Goal of the exercise
Extract only the first line of the listing and every line after it up to and including the one with "showlegend=False))". Omit the pictures.

[Start of Data section]

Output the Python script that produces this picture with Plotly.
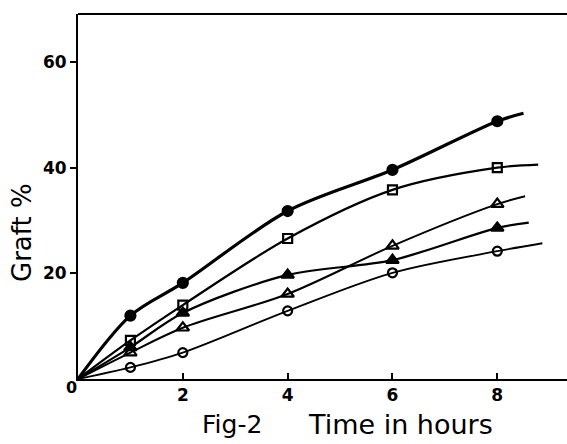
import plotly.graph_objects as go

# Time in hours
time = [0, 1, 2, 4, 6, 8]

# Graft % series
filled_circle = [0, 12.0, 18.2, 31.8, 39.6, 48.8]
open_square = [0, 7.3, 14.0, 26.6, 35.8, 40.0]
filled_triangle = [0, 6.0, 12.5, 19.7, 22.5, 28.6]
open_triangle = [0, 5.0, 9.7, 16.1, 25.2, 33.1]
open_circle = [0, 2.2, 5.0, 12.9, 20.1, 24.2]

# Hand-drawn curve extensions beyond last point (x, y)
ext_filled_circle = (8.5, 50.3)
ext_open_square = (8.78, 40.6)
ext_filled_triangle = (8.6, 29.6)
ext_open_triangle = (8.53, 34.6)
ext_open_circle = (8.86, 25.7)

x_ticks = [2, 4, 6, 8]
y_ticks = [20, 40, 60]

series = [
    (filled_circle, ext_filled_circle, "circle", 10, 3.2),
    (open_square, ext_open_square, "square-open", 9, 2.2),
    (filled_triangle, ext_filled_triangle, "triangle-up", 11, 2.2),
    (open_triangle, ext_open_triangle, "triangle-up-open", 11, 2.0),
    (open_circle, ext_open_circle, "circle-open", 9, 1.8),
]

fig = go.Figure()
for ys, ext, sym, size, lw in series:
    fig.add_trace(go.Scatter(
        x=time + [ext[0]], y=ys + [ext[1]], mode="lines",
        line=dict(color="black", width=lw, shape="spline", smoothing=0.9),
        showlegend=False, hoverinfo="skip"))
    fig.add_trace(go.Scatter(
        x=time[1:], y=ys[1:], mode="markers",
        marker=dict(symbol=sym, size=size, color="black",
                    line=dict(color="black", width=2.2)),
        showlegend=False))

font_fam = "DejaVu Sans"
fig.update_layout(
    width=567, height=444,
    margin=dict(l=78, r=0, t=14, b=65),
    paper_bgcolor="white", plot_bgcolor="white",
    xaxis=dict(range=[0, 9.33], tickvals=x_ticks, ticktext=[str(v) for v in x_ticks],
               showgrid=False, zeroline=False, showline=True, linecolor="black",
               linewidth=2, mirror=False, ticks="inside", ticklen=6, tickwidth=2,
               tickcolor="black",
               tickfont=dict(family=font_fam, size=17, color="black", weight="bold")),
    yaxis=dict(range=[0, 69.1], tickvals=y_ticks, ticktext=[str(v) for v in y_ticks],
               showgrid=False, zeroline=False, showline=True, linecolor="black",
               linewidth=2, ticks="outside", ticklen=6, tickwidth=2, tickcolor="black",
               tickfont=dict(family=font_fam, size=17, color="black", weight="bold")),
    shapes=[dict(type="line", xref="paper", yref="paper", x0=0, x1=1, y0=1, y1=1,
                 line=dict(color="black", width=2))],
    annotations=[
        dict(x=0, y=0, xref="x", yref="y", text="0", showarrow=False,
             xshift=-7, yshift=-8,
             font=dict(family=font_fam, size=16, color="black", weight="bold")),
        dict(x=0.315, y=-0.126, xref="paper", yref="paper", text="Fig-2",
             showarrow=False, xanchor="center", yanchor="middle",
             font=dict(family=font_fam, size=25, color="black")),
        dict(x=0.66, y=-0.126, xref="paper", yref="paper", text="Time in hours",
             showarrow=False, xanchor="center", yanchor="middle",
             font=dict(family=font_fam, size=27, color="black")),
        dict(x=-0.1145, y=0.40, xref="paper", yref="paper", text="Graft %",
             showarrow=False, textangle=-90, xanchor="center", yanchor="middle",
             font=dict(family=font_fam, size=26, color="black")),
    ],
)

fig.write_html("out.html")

[End of Data section]

The output
Output the Python script that produces this picture with Plotly.
import plotly.graph_objects as go

# Time in hours
time = [0, 1, 2, 4, 6, 8]

# Graft % series
filled_circle = [0, 12.0, 18.2, 31.8, 39.6, 48.8]
open_square = [0, 7.3, 14.0, 26.6, 35.8, 40.0]
filled_triangle = [0, 6.0, 12.5, 19.7, 22.5, 28.6]
open_triangle = [0, 5.0, 9.7, 16.1, 25.2, 33.1]
open_circle = [0, 2.2, 5.0, 12.9, 20.1, 24.2]

# Hand-drawn curve extensions beyond last point (x, y)
ext_filled_circle = (8.5, 50.3)
ext_open_square = (8.78, 40.6)
ext_filled_triangle = (8.6, 29.6)
ext_open_triangle = (8.53, 34.6)
ext_open_circle = (8.86, 25.7)

x_ticks = [2, 4, 6, 8]
y_ticks = [20, 40, 60]

series = [
    (filled_circle, ext_filled_circle, "circle", 10, 3.2),
    (open_square, ext_open_square, "square-open", 9, 2.2),
    (filled_triangle, ext_filled_triangle, "triangle-up", 11, 2.2),
    (open_triangle, ext_open_triangle, "triangle-up-open", 11, 2.0),
    (open_circle, ext_open_circle, "circle-open", 9, 1.8),
]

fig = go.Figure()
for ys, ext, sym, size, lw in series:
    fig.add_trace(go.Scatter(
        x=time + [ext[0]], y=ys + [ext[1]], mode="lines",
        line=dict(color="black", width=lw, shape="spline", smoothing=0.9),
        showlegend=False, hoverinfo="skip"))
    fig.add_trace(go.Scatter(
        x=time[1:], y=ys[1:], mode="markers",
        marker=dict(symbol=sym, size=size, color="black",
                    line=dict(color="black", width=2.2)),
        showlegend=False))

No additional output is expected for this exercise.